#### PROMPT
Output the entries word for word. Omit images.

Entries with chart source code
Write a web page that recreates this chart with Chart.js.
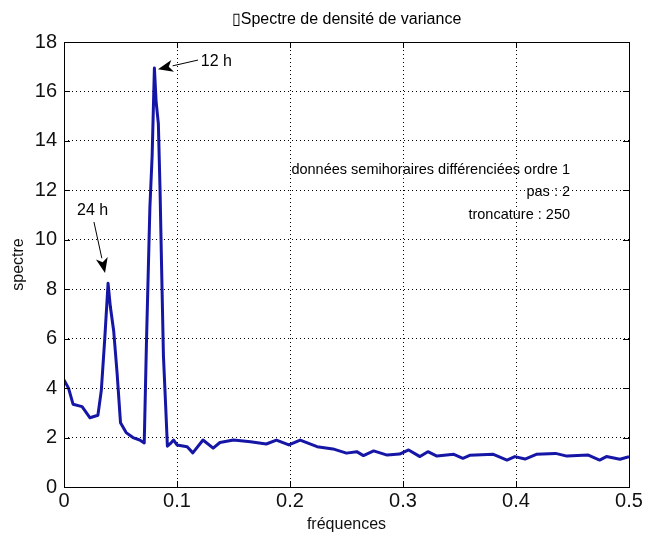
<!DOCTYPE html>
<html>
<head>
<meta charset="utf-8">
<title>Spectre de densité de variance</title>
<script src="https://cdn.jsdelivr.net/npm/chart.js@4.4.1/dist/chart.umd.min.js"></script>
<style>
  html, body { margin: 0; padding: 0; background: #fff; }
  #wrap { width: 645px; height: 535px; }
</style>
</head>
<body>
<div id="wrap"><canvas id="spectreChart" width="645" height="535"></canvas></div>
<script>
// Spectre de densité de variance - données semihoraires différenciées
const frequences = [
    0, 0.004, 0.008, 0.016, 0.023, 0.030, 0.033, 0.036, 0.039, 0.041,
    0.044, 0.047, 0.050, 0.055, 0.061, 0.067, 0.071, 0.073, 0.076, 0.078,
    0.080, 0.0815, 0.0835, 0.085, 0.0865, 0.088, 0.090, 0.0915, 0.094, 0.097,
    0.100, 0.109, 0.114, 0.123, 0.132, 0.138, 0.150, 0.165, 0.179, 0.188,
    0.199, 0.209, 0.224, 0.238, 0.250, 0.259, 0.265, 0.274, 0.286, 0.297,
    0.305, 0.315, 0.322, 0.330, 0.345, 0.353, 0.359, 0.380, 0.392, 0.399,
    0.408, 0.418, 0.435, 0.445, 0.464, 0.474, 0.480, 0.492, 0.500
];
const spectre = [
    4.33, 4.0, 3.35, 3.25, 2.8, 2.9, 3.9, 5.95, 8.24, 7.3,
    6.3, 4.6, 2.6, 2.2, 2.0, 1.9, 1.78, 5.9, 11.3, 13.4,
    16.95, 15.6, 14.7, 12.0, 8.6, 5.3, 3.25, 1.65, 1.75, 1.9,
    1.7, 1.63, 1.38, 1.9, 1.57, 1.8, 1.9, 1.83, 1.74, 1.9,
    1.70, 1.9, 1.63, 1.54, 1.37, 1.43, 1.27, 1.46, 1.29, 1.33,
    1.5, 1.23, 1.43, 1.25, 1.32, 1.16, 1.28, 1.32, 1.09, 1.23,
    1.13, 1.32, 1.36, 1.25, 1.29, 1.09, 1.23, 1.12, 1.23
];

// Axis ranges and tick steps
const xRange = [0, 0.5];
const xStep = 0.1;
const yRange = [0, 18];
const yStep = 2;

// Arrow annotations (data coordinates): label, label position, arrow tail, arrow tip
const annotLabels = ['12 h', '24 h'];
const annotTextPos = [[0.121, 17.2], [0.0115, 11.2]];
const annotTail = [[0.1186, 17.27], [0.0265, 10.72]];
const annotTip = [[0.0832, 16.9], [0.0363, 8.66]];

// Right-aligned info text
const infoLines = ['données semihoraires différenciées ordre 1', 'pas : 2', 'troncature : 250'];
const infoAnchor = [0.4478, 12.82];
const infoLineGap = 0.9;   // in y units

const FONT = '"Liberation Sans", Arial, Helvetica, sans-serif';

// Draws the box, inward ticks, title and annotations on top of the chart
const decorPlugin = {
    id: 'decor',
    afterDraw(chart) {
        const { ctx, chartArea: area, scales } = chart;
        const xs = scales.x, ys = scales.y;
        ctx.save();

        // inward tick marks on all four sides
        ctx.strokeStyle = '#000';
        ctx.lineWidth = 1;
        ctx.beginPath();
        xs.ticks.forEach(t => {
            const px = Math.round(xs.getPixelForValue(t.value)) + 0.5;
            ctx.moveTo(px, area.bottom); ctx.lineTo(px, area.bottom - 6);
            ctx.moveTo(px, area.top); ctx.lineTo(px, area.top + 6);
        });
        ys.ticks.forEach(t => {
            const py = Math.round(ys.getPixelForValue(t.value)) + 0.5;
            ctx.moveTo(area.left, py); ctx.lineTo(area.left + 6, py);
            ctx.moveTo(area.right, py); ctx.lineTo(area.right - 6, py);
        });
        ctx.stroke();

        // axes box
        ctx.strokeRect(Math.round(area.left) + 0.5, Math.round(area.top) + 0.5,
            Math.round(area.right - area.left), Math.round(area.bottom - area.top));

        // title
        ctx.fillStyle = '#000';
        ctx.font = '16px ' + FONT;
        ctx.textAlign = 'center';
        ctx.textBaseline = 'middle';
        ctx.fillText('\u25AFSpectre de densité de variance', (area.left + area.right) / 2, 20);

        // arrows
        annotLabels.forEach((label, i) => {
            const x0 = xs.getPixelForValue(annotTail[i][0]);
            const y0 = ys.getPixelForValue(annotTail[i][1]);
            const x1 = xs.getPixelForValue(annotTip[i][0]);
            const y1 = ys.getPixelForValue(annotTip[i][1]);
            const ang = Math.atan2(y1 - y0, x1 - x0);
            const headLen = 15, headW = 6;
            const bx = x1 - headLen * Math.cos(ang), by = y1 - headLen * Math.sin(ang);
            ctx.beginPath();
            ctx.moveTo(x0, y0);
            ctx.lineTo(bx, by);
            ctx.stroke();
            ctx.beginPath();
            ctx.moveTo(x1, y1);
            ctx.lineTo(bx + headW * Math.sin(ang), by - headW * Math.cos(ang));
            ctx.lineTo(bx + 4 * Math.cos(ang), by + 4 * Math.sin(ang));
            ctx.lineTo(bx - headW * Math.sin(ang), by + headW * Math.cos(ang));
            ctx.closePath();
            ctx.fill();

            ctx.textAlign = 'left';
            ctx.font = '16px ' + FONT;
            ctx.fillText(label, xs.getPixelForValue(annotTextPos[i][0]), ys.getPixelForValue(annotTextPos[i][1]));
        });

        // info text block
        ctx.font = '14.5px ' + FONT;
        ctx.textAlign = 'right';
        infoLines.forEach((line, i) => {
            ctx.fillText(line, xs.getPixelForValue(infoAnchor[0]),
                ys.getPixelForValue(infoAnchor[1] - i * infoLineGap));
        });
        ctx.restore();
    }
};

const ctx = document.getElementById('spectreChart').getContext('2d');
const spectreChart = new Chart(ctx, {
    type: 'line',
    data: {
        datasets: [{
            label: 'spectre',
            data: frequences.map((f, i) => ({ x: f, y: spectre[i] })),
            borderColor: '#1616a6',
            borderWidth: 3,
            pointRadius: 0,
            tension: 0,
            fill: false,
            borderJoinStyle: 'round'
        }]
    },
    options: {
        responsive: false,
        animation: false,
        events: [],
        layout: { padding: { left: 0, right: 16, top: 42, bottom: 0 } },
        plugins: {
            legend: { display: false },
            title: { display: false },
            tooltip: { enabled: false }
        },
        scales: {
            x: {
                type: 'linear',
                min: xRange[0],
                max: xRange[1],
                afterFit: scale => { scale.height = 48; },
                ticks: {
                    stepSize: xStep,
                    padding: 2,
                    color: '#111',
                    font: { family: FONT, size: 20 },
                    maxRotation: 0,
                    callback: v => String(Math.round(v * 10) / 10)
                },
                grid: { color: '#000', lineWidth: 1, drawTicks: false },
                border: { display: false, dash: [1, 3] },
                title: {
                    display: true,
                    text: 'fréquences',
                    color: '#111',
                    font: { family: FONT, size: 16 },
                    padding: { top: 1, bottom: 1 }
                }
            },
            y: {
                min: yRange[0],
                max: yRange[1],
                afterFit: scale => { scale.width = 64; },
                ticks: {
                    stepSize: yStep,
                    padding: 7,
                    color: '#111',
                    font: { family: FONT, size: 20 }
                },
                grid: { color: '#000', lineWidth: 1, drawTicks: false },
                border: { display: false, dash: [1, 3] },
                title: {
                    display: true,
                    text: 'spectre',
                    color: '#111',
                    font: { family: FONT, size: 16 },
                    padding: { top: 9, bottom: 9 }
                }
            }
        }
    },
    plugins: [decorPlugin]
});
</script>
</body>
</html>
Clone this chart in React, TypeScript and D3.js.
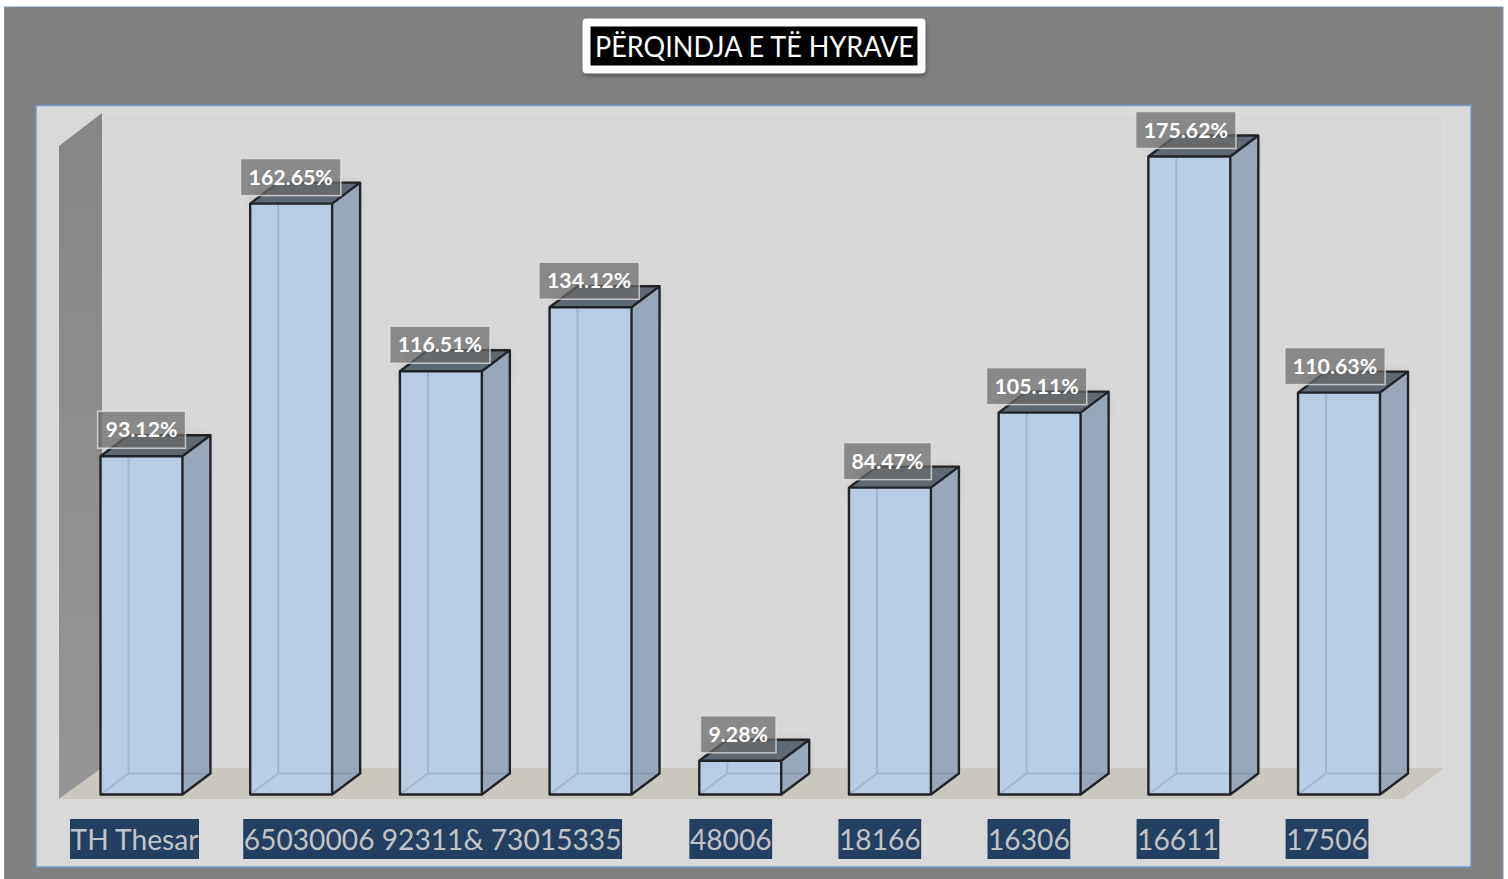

#### SOLUTION FOR THIS EXERCISE
Write a web page that recreates this chart with Chart.js.
<!DOCTYPE html>
<html>
<head>
<meta charset="utf-8">
<title>Spectre de densité de variance</title>
<script src="https://cdn.jsdelivr.net/npm/chart.js@4.4.1/dist/chart.umd.min.js"></script>
<style>
  html, body { margin: 0; padding: 0; background: #fff; }
  #wrap { width: 645px; height: 535px; }
</style>
</head>
<body>
<div id="wrap"><canvas id="spectreChart" width="645" height="535"></canvas></div>
<script>
// Spectre de densité de variance - données semihoraires différenciées
const frequences = [
    0, 0.004, 0.008, 0.016, 0.023, 0.030, 0.033, 0.036, 0.039, 0.041,
    0.044, 0.047, 0.050, 0.055, 0.061, 0.067, 0.071, 0.073, 0.076, 0.078,
    0.080, 0.0815, 0.0835, 0.085, 0.0865, 0.088, 0.090, 0.0915, 0.094, 0.097,
    0.100, 0.109, 0.114, 0.123, 0.132, 0.138, 0.150, 0.165, 0.179, 0.188,
    0.199, 0.209, 0.224, 0.238, 0.250, 0.259, 0.265, 0.274, 0.286, 0.297,
    0.305, 0.315, 0.322, 0.330, 0.345, 0.353, 0.359, 0.380, 0.392, 0.399,
    0.408, 0.418, 0.435, 0.445, 0.464, 0.474, 0.480, 0.492, 0.500
];
const spectre = [
    4.33, 4.0, 3.35, 3.25, 2.8, 2.9, 3.9, 5.95, 8.24, 7.3,
    6.3, 4.6, 2.6, 2.2, 2.0, 1.9, 1.78, 5.9, 11.3, 13.4,
    16.95, 15.6, 14.7, 12.0, 8.6, 5.3, 3.25, 1.65, 1.75, 1.9,
    1.7, 1.63, 1.38, 1.9, 1.57, 1.8, 1.9, 1.83, 1.74, 1.9,
    1.70, 1.9, 1.63, 1.54, 1.37, 1.43, 1.27, 1.46, 1.29, 1.33,
    1.5, 1.23, 1.43, 1.25, 1.32, 1.16, 1.28, 1.32, 1.09, 1.23,
    1.13, 1.32, 1.36, 1.25, 1.29, 1.09, 1.23, 1.12, 1.23
];

// Axis ranges and tick steps
const xRange = [0, 0.5];
const xStep = 0.1;
const yRange = [0, 18];
const yStep = 2;

// Arrow annotations (data coordinates): label, label position, arrow tail, arrow tip
const annotLabels = ['12 h', '24 h'];
const annotTextPos = [[0.121, 17.2], [0.0115, 11.2]];
const annotTail = [[0.1186, 17.27], [0.0265, 10.72]];
const annotTip = [[0.0832, 16.9], [0.0363, 8.66]];

// Right-aligned info text
const infoLines = ['données semihoraires différenciées ordre 1', 'pas : 2', 'troncature : 250'];
const infoAnchor = [0.4478, 12.82];
const infoLineGap = 0.9;   // in y units

const FONT = '"Liberation Sans", Arial, Helvetica, sans-serif';

// Draws the box, inward ticks, title and annotations on top of the chart
const decorPlugin = {
    id: 'decor',
    afterDraw(chart) {
        const { ctx, chartArea: area, scales } = chart;
        const xs = scales.x, ys = scales.y;
        ctx.save();

        // inward tick marks on all four sides
        ctx.strokeStyle = '#000';
        ctx.lineWidth = 1;
        ctx.beginPath();
        xs.ticks.forEach(t => {
            const px = Math.round(xs.getPixelForValue(t.value)) + 0.5;
            ctx.moveTo(px, area.bottom); ctx.lineTo(px, area.bottom - 6);
            ctx.moveTo(px, area.top); ctx.lineTo(px, area.top + 6);
        });
        ys.ticks.forEach(t => {
            const py = Math.round(ys.getPixelForValue(t.value)) + 0.5;
            ctx.moveTo(area.left, py); ctx.lineTo(area.left + 6, py);
            ctx.moveTo(area.right, py); ctx.lineTo(area.right - 6, py);
        });
        ctx.stroke();

        // axes box
        ctx.strokeRect(Math.round(area.left) + 0.5, Math.round(area.top) + 0.5,
            Math.round(area.right - area.left), Math.round(area.bottom - area.top));

        // title
        ctx.fillStyle = '#000';
        ctx.font = '16px ' + FONT;
        ctx.textAlign = 'center';
        ctx.textBaseline = 'middle';
        ctx.fillText('\u25AFSpectre de densité de variance', (area.left + area.right) / 2, 20);

        // arrows
        annotLabels.forEach((label, i) => {
            const x0 = xs.getPixelForValue(annotTail[i][0]);
            const y0 = ys.getPixelForValue(annotTail[i][1]);
            const x1 = xs.getPixelForValue(annotTip[i][0]);
            const y1 = ys.getPixelForValue(annotTip[i][1]);
            const ang = Math.atan2(y1 - y0, x1 - x0);
            const headLen = 15, headW = 6;
            const bx = x1 - headLen * Math.cos(ang), by = y1 - headLen * Math.sin(ang);
            ctx.beginPath();
            ctx.moveTo(x0, y0);
            ctx.lineTo(bx, by);
            ctx.stroke();
            ctx.beginPath();
            ctx.moveTo(x1, y1);
            ctx.lineTo(bx + headW * Math.sin(ang), by - headW * Math.cos(ang));
            ctx.lineTo(bx + 4 * Math.cos(ang), by + 4 * Math.sin(ang));
            ctx.lineTo(bx - headW * Math.sin(ang), by + headW * Math.cos(ang));
            ctx.closePath();
            ctx.fill();

            ctx.textAlign = 'left';
            ctx.font = '16px ' + FONT;
            ctx.fillText(label, xs.getPixelForValue(annotTextPos[i][0]), ys.getPixelForValue(annotTextPos[i][1]));
        });

        // info text block
        ctx.font = '14.5px ' + FONT;
        ctx.textAlign = 'right';
        infoLines.forEach((line, i) => {
            ctx.fillText(line, xs.getPixelForValue(infoAnchor[0]),
                ys.getPixelForValue(infoAnchor[1] - i * infoLineGap));
        });
        ctx.restore();
    }
};

const ctx = document.getElementById('spectreChart').getContext('2d');
const spectreChart = new Chart(ctx, {
    type: 'line',
    data: {
        datasets: [{
            label: 'spectre',
            data: frequences.map((f, i) => ({ x: f, y: spectre[i] })),
            borderColor: '#1616a6',
            borderWidth: 3,
            pointRadius: 0,
            tension: 0,
            fill: false,
            borderJoinStyle: 'round'
        }]
    },
    options: {
        responsive: false,
        animation: false,
        events: [],
        layout: { padding: { left: 0, right: 16, top: 42, bottom: 0 } },
        plugins: {
            legend: { display: false },
            title: { display: false },
            tooltip: { enabled: false }
        },
        scales: {
            x: {
                type: 'linear',
                min: xRange[0],
                max: xRange[1],
                afterFit: scale => { scale.height = 48; },
                ticks: {
                    stepSize: xStep,
                    padding: 2,
                    color: '#111',
                    font: { family: FONT, size: 20 },
                    maxRotation: 0,
                    callback: v => String(Math.round(v * 10) / 10)
                },
                grid: { color: '#000', lineWidth: 1, drawTicks: false },
                border: { display: false, dash: [1, 3] },
                title: {
                    display: true,
                    text: 'fréquences',
                    color: '#111',
                    font: { family: FONT, size: 16 },
                    padding: { top: 1, bottom: 1 }
                }
            },
            y: {
                min: yRange[0],
                max: yRange[1],
                afterFit: scale => { scale.width = 64; },
                ticks: {
                    stepSize: yStep,
                    padding: 7,
                    color: '#111',
                    font: { family: FONT, size: 20 }
                },
                grid: { color: '#000', lineWidth: 1, drawTicks: false },
                border: { display: false, dash: [1, 3] },
                title: {
                    display: true,
                    text: 'spectre',
                    color: '#111',
                    font: { family: FONT, size: 16 },
                    padding: { top: 9, bottom: 9 }
                }
            }
        }
    },
    plugins: [decorPlugin]
});
</script>
</body>
</html>
Clone this chart in React, TypeScript and D3.js.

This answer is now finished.